Data Structures

Module sits between Algorithms (theoretical) and Programming Project (applied). The challenge is making the asymptotic analysis feel grounded — students will accept that a hash table is O(1) on average but cannot tell you when it stops being true.

Hash tables — the part nobody teaches well

Coalesced hashing, Robin Hood hashing, cuckoo hashing — none of these are in the standard syllabus and probably should not be at undergraduate level. But the open addressing vs separate chaining tradeoff should be more than two slides. Specifically:

• Cache behaviour: open addressing with linear probing wins under modern memory hierarchy. Chaining is what every textbook draws but separate allocations kill performance.
• Load factor matters more than the hash function for collision rate in practice.
• Rehashing costs amortise but the worst-case insert is O(n) — relevant for real-time systems.

Trees that matter

Red-black: in every standard library, none of my students can implement one.
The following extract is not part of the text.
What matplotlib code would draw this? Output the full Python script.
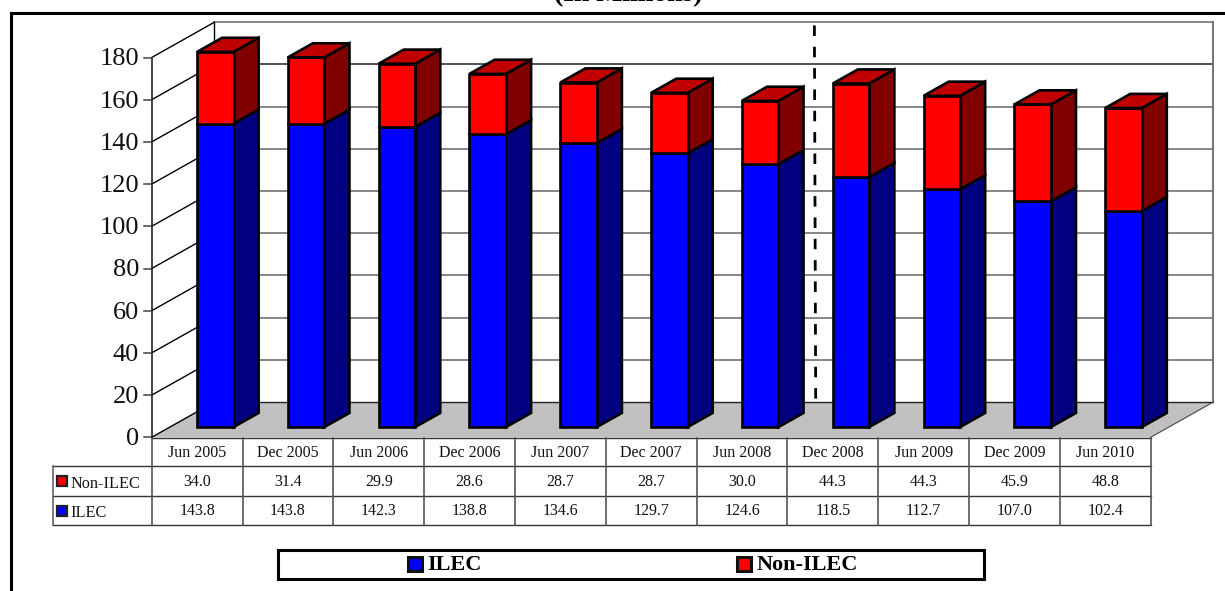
from __future__ import annotations

import matplotlib
matplotlib.use("Agg")
import matplotlib.pyplot as plt
from matplotlib.patches import Polygon, Rectangle

plt.rcParams["font.family"] = ["Liberation Serif", "DejaVu Serif"]

periods = ["Jun 2005", "Dec 2005", "Jun 2006", "Dec 2006", "Jun 2007", "Dec 2007",
           "Jun 2008", "Dec 2008", "Jun 2009", "Dec 2009", "Jun 2010"]
ilec = [143.8, 143.8, 142.3, 138.8, 134.6, 129.7, 124.6, 118.5, 112.7, 107.0, 102.4]
non_ilec = [34.0, 31.4, 29.9, 28.6, 28.7, 28.7, 30.0, 44.3, 44.3, 45.9, 48.8]
y_ticks = list(range(0, 181, 20))

# chart frame in pixels
X0, X1 = 151.7, 1150.7
Y0 = 437.3
PX_PER_UNIT = 2.11
DX, DY = 62.7, 35.3
BAR_W = 36.5
F_FRONT, F_BACK = 0.29, 0.69
CAT_W = (X1 - X0) / len(periods)


def proj(x, v, f=0.0):
    return (x + DX * f, Y0 - v * PX_PER_UNIT - DY * f)


def poly(ax, pts, face, edge="black", lw=1.9, z=2):
    ax.add_patch(Polygon(pts, closed=True, facecolor=face, edgecolor=edge, linewidth=lw,
                         joinstyle="miter", zorder=z))


def draw_segment(ax, left, lo, hi, front, side, top=None):
    right = left + BAR_W
    poly(ax, [proj(right, lo, F_FRONT), proj(right, lo, F_BACK), proj(right, hi, F_BACK), proj(right, hi, F_FRONT)], side)
    poly(ax, [proj(left, lo, F_FRONT), proj(right, lo, F_FRONT), proj(right, hi, F_FRONT), proj(left, hi, F_FRONT)], front)
    if top:
        poly(ax, [proj(left, hi, F_FRONT), proj(right, hi, F_FRONT), proj(right, hi, F_BACK), proj(left, hi, F_BACK)], top)


def main():
    fig = plt.figure(figsize=(12.25, 5.91), dpi=100)
    ax = fig.add_axes([0, 0, 1, 1])
    ax.set_xlim(0, 1225)
    ax.set_ylim(591, 0)
    ax.axis("off")

    # title is cut off by the top of the page in the source
    ax.text(628, 1.5, "(In Millions)", fontsize=20, fontweight="bold", ha="center", va="baseline", color="black")
    ax.plot([10.5, 10.5, 1225], [591, 12.5, 12.5], color="black", lw=2.2, solid_joinstyle="miter")

    # walls and floor
    top = y_ticks[-1]
    poly(ax, [proj(X0, 0), proj(X1, 0), proj(X1, 0, 1), proj(X0, 0, 1)], "#c0c0c0", edge="none", lw=0, z=1)
    ax.plot(*zip(proj(X0, 0, 1), proj(X1, 0, 1)), color="#222222", lw=1.0, zorder=1.2)
    ax.plot(*zip(proj(X1, 0, 1), proj(X1, top, 1)), color="#777777", lw=1.5, zorder=1.2)
    ax.plot(*zip(proj(X0, 0), proj(X0, top)), color="#444444", lw=1.4, zorder=1.2)
    ax.plot(*zip(proj(X0, 0, 1), proj(X0, top, 1)), color="black", lw=1.0, zorder=1.2)
    for t in y_ticks:
        if t:
            color = "#222222" if t == 160 else "#666666"
            ax.plot(*zip(proj(X0, t, 1), proj(X1, t, 1)), color=color, lw=1.1, zorder=1.1)
            ax.plot(*zip(proj(X0, t), proj(X0, t, 1)), color="black", lw=1.0, zorder=1.2)
        ax.plot(*zip(proj(X0 - 8, t), proj(X0, t)), color="#444444", lw=1.1, zorder=1.2)
        ax.text(X0 - 12.5, proj(X0, t)[1] + 1.8, str(t), fontsize=19, ha="right", va="center", color="#111111")
    ax.plot(*zip(proj(X0, 0), proj(X0, 0, 1)), color="black", lw=1.0, zorder=1.2)
    ax.plot(*zip(proj(X1, 0), proj(X1, 0, 1)), color="#444444", lw=0.8, zorder=1.2)

    # stacked 3d bars
    for i, (a, b) in enumerate(zip(ilec, non_ilec)):
        left = X0 + CAT_W * i + (CAT_W - BAR_W) / 2
        draw_segment(ax, left, 0, a, "#0000ff", "#000080")
        draw_segment(ax, left, a, a + b, "#ff0000", "#800000", top="#c00000")

    # divider between Jun 2008 and Dec 2008
    div_top = proj(X0 + CAT_W * 7, 188, 0.43)
    div_bot = proj(X0 + CAT_W * 7 + 1.3, 11, 0.43)
    ax.plot(*zip(div_top, div_bot), color="black", lw=2.0, dashes=(3.78, 3.9), zorder=1.5)

    # data table
    row_y = [437.5, 466.3, 496.3, 525.3]
    label_left = 53
    for y in row_y[1:]:
        ax.plot([label_left, X1], [y, y], color="#333333", lw=1.0)
    ax.plot([X0, X1], [row_y[0], row_y[0]], color="#333333", lw=1.0)
    ax.plot([label_left, label_left], [row_y[1], row_y[3]], color="#555555", lw=1.1)
    for j in range(len(periods) + 1):
        ax.plot([X0 + CAT_W * j] * 2, [row_y[0], row_y[3]], color="#555555", lw=1.2)
    for j, name in enumerate(periods):
        xc = X0 + CAT_W * (j + 0.5)
        ax.text(xc, (row_y[0] + row_y[1]) / 2 + 1, name, fontsize=11.5, ha="center", va="center", color="#111111")
        ax.text(xc, (row_y[1] + row_y[2]) / 2 + 0.5, f"{non_ilec[j]:.1f}", fontsize=11.5, ha="center", va="center", color="#111111")
        ax.text(xc, (row_y[2] + row_y[3]) / 2 + 0.2, f"{ilec[j]:.1f}", fontsize=11.5, ha="center", va="center", color="#111111")
    for name, color, r in (("Non-ILEC", "#ff0000", 1), ("ILEC", "#0000ff", 2)):
        yc = (row_y[r] + row_y[r + 1]) / 2
        ax.add_patch(Rectangle((56.5, yc - 5), 10, 10, facecolor=color, edgecolor="#222222", lw=1.6))
        ax.text(70.5, yc + 2.2, name, fontsize=11.7, ha="left", va="center", color="#111111")

    # legend
    ax.add_patch(Rectangle((277.5, 549.5), 706, 29, facecolor="white", edgecolor="black", lw=2.2))
    for name, color, xb in (("ILEC", "#0000ff", 407.5), ("Non-ILEC", "#ff0000", 736.5)):
        ax.add_patch(Rectangle((xb, 557), 14, 14, facecolor=color, edgecolor="#111111", lw=2.2))
        ax.text(xb + 20, 565.5, name, fontsize=16, fontweight="bold", ha="left", va="center", color="black")

    fig.savefig("out.png", dpi=100)


if __name__ == "__main__":
    main()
That is fine, they should not need to. B-trees: motivated by the storage hierarchy, leads naturally into the databases module. Tries: criminally underused in industry given how good they are for autocomplete and IP routing.

Skip lists are elegant but I have stopped teaching them — the probabilistic analysis loses people.

Coursework idea (saved for next year)

Implement an LSM tree from scratch. Constrained problem, real-world relevance, exposes them to amortised analysis, and the result is interesting enough to be a CV item.